In this type of world, NPCs are like monsters.  They strut and fret their hour across the stage, and then are heard no more.  The world is constructed like those old Wild West movie sets, props to give the illusion of a world.  The elements of the game world exist to support the referee's story and enable the characters to be heroes.  Detailed demographics don't add value; the referee is empowered to make up what is needed in terms of NPC's to fit the needs of the story.  Player characters rarely run into rival adventurers in dungeons, if ever.

Adventures involving the snowflake style are probably plotted adventure paths - the goal is to build a story of epic heroic fantasy and that needs planning and authorial guidance.  Referees feature milestone experience or a similar story-based award, to keep the player characters leveling up at a brisk pace so they can face the next set of challenges.  Encounters are somewhat balanced to the level of the characters, to provide sufficient challenges for an exciting game (Goldilocks style - not too easy, not too hard, but just right).
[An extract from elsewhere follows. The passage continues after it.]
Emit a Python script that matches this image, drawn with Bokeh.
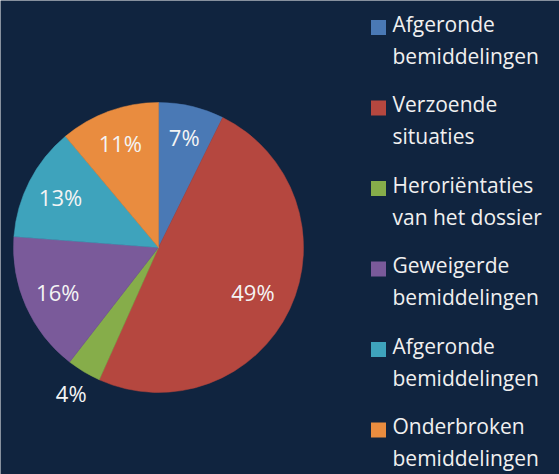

This style seems massively popular with the influx of gamers in the past decade, and what little of I've seen of popular Twitch games.  In the OSR, we trace this shift towards heroic fantasy and plotted (epic) stories back to Dragonlance, where the players take on the role of pre-made heroes of destiny (characters from the actual fantasy novels themselves.)

Compost
This style of world building assumes player characters are made of the same "compost heap" as the rest of the world.  While adventurers will eventually rise to levels of great power, at the beginning they're no better than a common soldier or town guard, true apprentices in their chosen fields.  Adventurers are common in the world; many of the rulers, archmages, and luminaries of the setting got their starts as adventurers themselves.  (Just look at characters like Mordenkainen, Bigby, Robilar, and more from classic worlds like Greyhawk).  Because player characters became rulers with armies, compost settings needed mass combat rules, too.

NPCs in a compost game are built with the same rules as player characters, with the same levels of power.  Rival adventurers are common in this type of setting and the random encounter charts will feature NPC parties regularly, both in the wilds and dungeons.  Compost games favor an open world format - some type of sandbox, with numerous ruins and site-based adventures, and adventurers earn experience predominantly by recovering treasure. The story is less about the referee preparing an epic storyline, and more about presenting a setting with interesting choices.  Compost games are intensely interested in demographics and worldbuilding because they rely heavily on random tables - random tables are defining characteristics of the setting, the secret code.  The world is not level-balanced, and it's possible for careless player characters to stumble into danger way beyond their power level.

Editions and Bias
The snowflake style started in D&D back with Dragonlance.  I don't remember how common it was during 2E (I mostly skipped that edition) but epic adventure paths highlighting heroic characters were a defining characteristic of 3E and Paizo.  Nonetheless, 3rd edition and 3.5 took the compost approach to demographics and worldbuilding to the extreme - every NPC in the setting had player character style rules and templates applied.  It was a path of madness.  I can't comment how it may have improved with Pathfinder or PF2E.  4E completely embraced snowflake style worldbuilding, but it forced the referee to level balance every encounter to the level range of the player characters.  The 4E world made no logical sense in the absence of PCs.  A 4E Troll, for instance, had an armor class somewhere in the 30's; no NPC in the setting could even hurt a troll, unless some level-appropriate player characters came along to fight it off.  A single troll, nigh invulnerable, would reign supreme in a small kingdom!  It was terrible.

5th edition leans more towards the snowflake approach, but the pendulum slowly shifts towards the center.  NPCs don't follow PC rules, and there's no easy way to build rival adventuring parties - the likeliest approach is to cobble something together from the limited NPC stat blocks that have been published here and there in monster books.  There's nothing stopping a referee from making NPCs using player character rules, though - it's just unwieldy.  Random tables for wandering monsters weren't in the base game, they came out later in a sourcebook, but they're there now - and a few of the published adventures have started incorporating them into the design.  A 5E conceit called "bounded accuracy" ensures your village full of commoners could defend themselves against a predatory monster, such as a troll.  There's no in-game path for player characters to move into domain ownership and become rulers or wage military campaigns - 5E campaigns are laser focused on adventuring.

I suppose I'll keep plugging away on my future 5E setting for sometime after Tomb of Annihilation - but now I have a nickname for it that works on several levels.  The compost heap!